— Start STORED DATA —

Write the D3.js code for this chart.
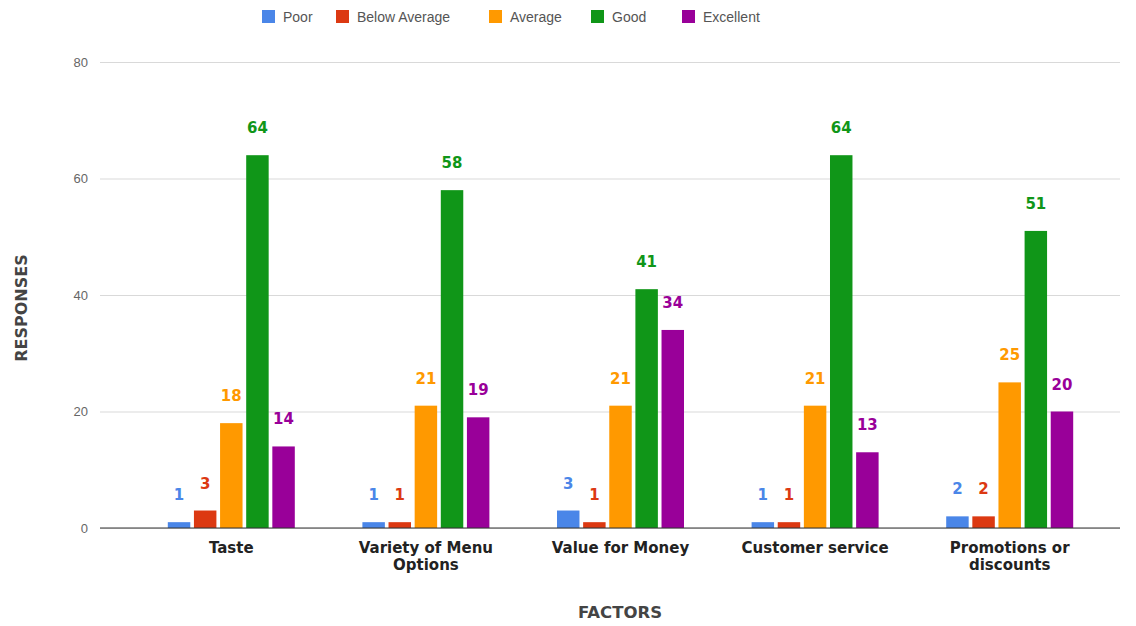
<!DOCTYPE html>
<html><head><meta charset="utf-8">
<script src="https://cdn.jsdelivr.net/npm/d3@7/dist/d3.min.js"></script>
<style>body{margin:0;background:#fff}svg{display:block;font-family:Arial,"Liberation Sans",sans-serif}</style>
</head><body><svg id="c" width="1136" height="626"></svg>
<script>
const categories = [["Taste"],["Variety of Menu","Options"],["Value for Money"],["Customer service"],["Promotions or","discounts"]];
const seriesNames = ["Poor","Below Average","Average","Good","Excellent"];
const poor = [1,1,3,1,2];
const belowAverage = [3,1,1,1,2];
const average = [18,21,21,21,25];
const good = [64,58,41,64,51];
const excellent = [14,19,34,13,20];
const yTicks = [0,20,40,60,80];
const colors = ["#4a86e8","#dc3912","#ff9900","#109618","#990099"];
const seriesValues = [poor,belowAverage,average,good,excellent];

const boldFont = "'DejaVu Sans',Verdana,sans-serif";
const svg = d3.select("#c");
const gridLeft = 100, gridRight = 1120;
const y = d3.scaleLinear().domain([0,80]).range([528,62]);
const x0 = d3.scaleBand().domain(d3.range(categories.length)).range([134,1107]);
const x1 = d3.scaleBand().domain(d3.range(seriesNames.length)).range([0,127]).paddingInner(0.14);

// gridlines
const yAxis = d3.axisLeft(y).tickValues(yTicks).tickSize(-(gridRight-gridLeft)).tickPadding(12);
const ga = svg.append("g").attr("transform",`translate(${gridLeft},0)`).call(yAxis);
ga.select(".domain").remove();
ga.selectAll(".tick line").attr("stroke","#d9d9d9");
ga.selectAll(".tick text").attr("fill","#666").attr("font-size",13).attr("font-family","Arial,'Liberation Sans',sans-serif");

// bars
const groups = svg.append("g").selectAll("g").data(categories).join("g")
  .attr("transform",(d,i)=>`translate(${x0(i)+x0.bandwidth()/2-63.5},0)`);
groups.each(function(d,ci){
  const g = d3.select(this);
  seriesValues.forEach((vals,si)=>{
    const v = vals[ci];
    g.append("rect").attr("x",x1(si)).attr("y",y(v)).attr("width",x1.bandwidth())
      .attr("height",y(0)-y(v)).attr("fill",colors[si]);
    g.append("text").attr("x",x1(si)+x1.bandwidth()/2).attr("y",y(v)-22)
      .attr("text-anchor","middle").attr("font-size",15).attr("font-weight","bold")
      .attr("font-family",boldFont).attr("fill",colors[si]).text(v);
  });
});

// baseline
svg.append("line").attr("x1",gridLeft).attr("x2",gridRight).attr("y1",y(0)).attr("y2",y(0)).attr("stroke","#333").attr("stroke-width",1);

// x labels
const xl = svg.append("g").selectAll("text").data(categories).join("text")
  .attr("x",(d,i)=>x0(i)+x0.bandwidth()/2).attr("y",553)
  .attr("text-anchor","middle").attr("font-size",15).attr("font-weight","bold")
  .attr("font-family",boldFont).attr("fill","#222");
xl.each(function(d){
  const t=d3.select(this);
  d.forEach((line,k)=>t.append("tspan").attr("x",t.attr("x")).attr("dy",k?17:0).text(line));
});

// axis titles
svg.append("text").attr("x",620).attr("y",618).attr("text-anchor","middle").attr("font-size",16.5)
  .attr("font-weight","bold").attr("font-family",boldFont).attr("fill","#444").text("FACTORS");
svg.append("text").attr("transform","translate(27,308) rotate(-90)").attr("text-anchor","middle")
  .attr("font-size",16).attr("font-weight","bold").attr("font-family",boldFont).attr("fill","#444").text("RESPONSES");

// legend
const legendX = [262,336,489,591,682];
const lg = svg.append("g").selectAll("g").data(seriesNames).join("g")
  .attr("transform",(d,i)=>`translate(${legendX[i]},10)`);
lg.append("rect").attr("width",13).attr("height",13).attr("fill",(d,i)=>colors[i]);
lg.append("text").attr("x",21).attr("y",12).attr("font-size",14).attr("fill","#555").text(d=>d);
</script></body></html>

— End STORED DATA —

● **EXERCISE DIRECTIONS**: Gather and copy every line of the data in which the string "this" is found.

● **COMPLETE ANSWER**:
Write the D3.js code for this chart.
  const g = d3.select(this);
  const t=d3.select(this);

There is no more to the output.